AIM OF THE EXERCISE -> The required output is the block of lines from the line with "Generate a Python" to the line with "color='#404040', zorder=4)", endpoints included and pictures omitted.

::: MATERIAL

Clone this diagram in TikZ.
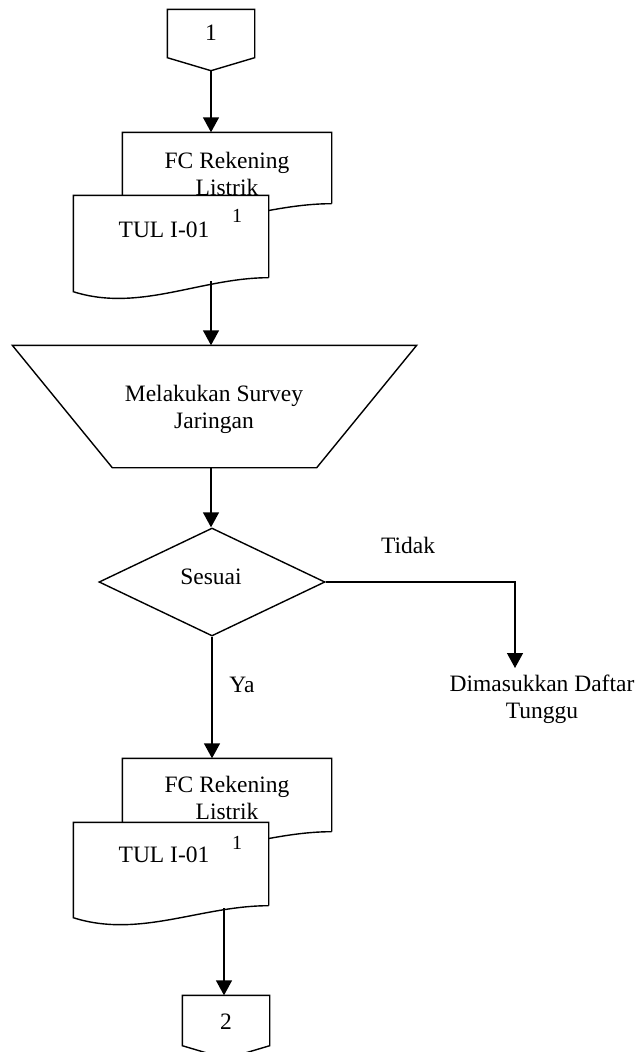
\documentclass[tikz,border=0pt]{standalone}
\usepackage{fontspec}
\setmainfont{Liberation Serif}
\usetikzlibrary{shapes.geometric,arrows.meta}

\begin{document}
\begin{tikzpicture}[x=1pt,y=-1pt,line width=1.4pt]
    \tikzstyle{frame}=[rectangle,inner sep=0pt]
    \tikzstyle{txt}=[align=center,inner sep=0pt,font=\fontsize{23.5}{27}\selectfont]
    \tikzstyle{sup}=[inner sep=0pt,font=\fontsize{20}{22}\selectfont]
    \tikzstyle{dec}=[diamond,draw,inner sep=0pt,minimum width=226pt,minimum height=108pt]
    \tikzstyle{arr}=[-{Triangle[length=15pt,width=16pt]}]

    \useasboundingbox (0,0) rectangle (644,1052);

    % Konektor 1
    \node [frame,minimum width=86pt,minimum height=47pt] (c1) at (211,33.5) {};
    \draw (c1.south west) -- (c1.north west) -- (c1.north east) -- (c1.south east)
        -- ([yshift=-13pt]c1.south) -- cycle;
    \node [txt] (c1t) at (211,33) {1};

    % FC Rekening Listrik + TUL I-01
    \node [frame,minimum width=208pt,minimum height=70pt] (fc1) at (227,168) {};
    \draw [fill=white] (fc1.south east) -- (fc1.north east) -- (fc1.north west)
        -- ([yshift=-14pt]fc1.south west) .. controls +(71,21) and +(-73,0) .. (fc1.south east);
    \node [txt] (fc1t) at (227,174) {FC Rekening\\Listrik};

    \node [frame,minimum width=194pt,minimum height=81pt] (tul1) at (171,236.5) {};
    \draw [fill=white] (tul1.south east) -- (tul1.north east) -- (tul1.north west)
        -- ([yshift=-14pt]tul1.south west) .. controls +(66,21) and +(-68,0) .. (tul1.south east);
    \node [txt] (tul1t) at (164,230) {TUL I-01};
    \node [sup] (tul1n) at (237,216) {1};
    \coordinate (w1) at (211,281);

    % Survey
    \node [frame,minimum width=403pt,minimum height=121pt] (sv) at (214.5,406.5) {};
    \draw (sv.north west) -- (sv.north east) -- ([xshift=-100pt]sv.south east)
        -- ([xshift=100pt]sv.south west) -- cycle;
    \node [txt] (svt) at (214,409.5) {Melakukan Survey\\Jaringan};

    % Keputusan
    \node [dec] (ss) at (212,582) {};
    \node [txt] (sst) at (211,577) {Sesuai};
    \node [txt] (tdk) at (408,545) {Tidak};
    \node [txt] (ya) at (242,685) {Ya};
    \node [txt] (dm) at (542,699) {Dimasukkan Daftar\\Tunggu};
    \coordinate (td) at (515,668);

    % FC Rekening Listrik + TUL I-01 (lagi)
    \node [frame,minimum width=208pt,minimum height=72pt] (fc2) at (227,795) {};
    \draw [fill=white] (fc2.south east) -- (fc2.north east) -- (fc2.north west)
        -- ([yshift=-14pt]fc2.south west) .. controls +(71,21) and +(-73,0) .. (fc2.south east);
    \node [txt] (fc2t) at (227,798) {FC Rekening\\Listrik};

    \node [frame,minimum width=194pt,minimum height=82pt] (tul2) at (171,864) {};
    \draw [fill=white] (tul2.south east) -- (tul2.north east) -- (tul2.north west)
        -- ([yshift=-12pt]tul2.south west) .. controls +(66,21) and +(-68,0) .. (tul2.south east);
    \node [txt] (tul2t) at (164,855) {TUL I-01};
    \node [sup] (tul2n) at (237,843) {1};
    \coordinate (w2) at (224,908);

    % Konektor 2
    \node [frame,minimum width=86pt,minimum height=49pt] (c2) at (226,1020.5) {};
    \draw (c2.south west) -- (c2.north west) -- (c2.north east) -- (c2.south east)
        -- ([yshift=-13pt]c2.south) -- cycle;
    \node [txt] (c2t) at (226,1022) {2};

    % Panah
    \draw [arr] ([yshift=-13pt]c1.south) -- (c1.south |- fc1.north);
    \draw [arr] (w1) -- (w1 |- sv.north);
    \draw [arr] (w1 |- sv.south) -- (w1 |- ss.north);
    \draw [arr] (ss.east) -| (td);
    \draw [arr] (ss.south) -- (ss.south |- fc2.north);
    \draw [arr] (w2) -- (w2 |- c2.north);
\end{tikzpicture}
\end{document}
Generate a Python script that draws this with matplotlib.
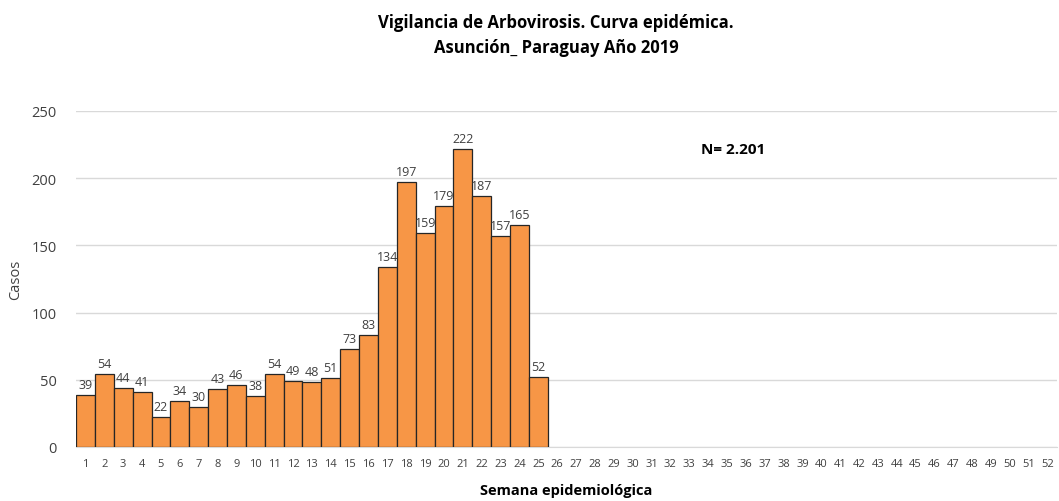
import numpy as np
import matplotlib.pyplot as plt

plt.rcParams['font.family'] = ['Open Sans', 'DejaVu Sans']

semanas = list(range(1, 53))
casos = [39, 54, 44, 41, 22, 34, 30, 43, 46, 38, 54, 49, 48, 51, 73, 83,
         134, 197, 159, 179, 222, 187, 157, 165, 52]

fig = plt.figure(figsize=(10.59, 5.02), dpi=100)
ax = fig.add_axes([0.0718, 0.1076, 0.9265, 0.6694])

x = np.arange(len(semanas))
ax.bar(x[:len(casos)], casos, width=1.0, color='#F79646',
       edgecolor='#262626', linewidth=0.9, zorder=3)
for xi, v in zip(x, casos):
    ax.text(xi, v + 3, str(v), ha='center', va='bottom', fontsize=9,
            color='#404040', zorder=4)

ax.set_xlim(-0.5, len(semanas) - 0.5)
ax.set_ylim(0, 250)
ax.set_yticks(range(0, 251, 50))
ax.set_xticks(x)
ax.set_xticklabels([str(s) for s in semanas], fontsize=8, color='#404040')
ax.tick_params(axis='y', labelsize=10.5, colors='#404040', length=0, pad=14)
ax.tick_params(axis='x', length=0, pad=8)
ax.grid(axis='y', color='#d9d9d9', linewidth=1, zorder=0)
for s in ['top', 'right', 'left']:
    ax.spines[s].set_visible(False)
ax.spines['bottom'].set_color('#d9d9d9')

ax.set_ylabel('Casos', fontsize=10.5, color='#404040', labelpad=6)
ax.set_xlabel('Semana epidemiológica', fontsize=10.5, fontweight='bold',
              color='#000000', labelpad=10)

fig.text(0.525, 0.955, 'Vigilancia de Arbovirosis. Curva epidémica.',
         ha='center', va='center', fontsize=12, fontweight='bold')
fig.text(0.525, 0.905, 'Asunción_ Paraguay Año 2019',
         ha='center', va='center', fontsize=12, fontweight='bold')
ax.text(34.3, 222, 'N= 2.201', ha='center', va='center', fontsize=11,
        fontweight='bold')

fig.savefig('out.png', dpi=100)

::::::

TASK SOLUTION ->
Generate a Python script that draws this with matplotlib.
import numpy as np
import matplotlib.pyplot as plt

plt.rcParams['font.family'] = ['Open Sans', 'DejaVu Sans']

semanas = list(range(1, 53))
casos = [39, 54, 44, 41, 22, 34, 30, 43, 46, 38, 54, 49, 48, 51, 73, 83,
         134, 197, 159, 179, 222, 187, 157, 165, 52]

fig = plt.figure(figsize=(10.59, 5.02), dpi=100)
ax = fig.add_axes([0.0718, 0.1076, 0.9265, 0.6694])

x = np.arange(len(semanas))
ax.bar(x[:len(casos)], casos, width=1.0, color='#F79646',
       edgecolor='#262626', linewidth=0.9, zorder=3)
for xi, v in zip(x, casos):
    ax.text(xi, v + 3, str(v), ha='center', va='bottom', fontsize=9,
            color='#404040', zorder=4)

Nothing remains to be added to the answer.